How airflow changes placement decisions
Airflow is what makes placement work. The machine is not only collecting moisture from the tiny area right around it. It is depending on the room to circulate damp air toward the unit.
Good airflow usually means:
- open space around the machine
- no tight enclosure
- no thick wall of boxes blocking intake or output
- enough room for basement air to move through the area
If the basement already struggles with stale air, poor placement makes that worse.
This is especially relevant if basement smells musty even when the unit is running. In many cases, the smell problem is not just moisture. It is moisture plus dead air.
What about large basements or several rooms?
Large open basement
Start with a central location that supports broad circulation, then adjust if one zone remains noticeably worse.
Basement with multiple rooms
A divided basement is harder. One unit in one room may not effectively treat another room if doors stay shut or airflow is weak.
Basement with one damp room and one drier room
Bias placement toward the problem room, but keep enough open airflow to avoid trapping the unit.
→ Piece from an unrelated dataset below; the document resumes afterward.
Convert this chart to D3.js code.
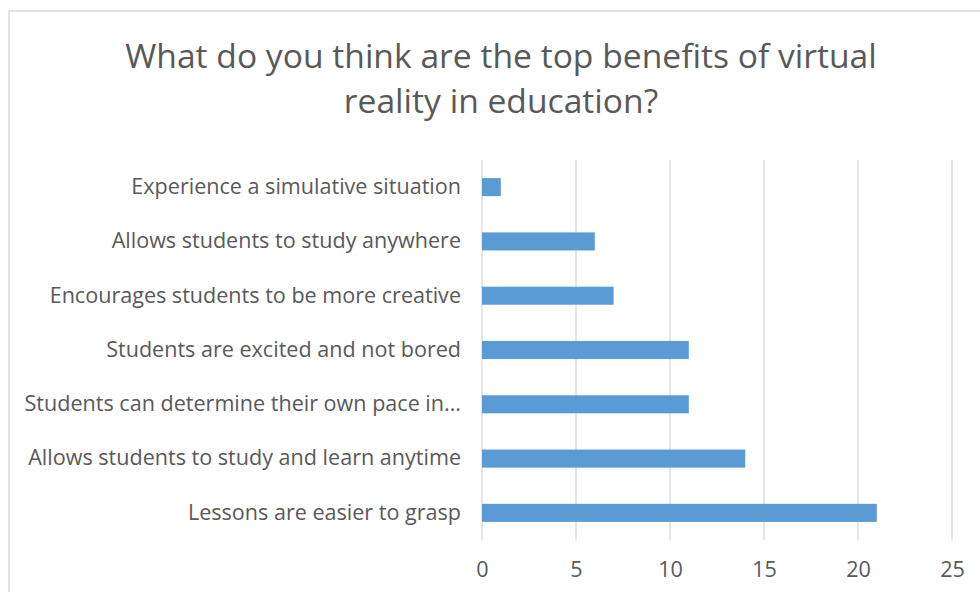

Basement with finished and unfinished zones
If the finished area is the space people use most, placement may need to balance comfort with moisture control rather than targeting only the roughest storage corner.
Where not to place it
Avoid placing the unit:
- tight into a corner
- directly behind furniture
- fully boxed in by storage
- in a spot where airflow is clearly blocked
- far from the area that actually feels damp
- somewhere so inconvenient that regular emptying becomes a hassle
When bad placement may be the reason your basement still feels damp
If dampness keeps returning after placement changes, compare the room against humidity levels that support basement mold before assuming the unit itself is the only problem.
If placement looks reasonable but the room still feels damp, why is my basement still damp after using a dehumidifier helps separate positioning issues from sizing, settings, runtime, or maintenance problems.
If the unit runs for hours and the room still feels stale, compare your setup with should I run a dehumidifier all day in the basement to judge whether runtime is part of the issue.
If one corner stays damper than the rest even after moving the machine, basement moisture problems can help explain whether the room layout is masking a broader pattern.
If your dehumidifier runs but the basement still feels wet, stale, or slow to dry, placement is worth reviewing before assuming the unit itself is wrong.
Ask:
- Is the machine too isolated?
- Is one damp room cut off from it?
- Is airflow blocked?
- Is it sitting in a “convenient” spot rather than a useful one?
If the basement also feels damp without clear leaking, why is my basement damp but not leaking can help make sense of the broader pattern.
FAQ
Where should you place a dehumidifier in a basement?
Usually in an open area with good airflow, close to the dampest zone but not boxed into it.
Should a basement dehumidifier go in the center of the room?
Often yes, especially in open basements, because it helps the unit influence more of the air.
Can I put it in a corner to keep it out of the way?
Usually not ideal. Corners often restrict airflow and make the machine less effective.
What if my basement has several rooms?
Placement becomes more strategic. A single central spot may not fully treat separated rooms if airflow between them is weak.
Does it matter if the basement smells musty in only one area?
Yes. That usually means moisture is uneven, so placement should respond to the problem zone.
Closing
A basement dehumidifier works best when its placement matches the room’s real moisture pattern. Good airflow, practical drainage, and proximity to the dampest area usually matter more than simply choosing the least visible spot. If the unit is positioned well, you give it a much better chance to improve how the basement actually feels, not just how long it runs.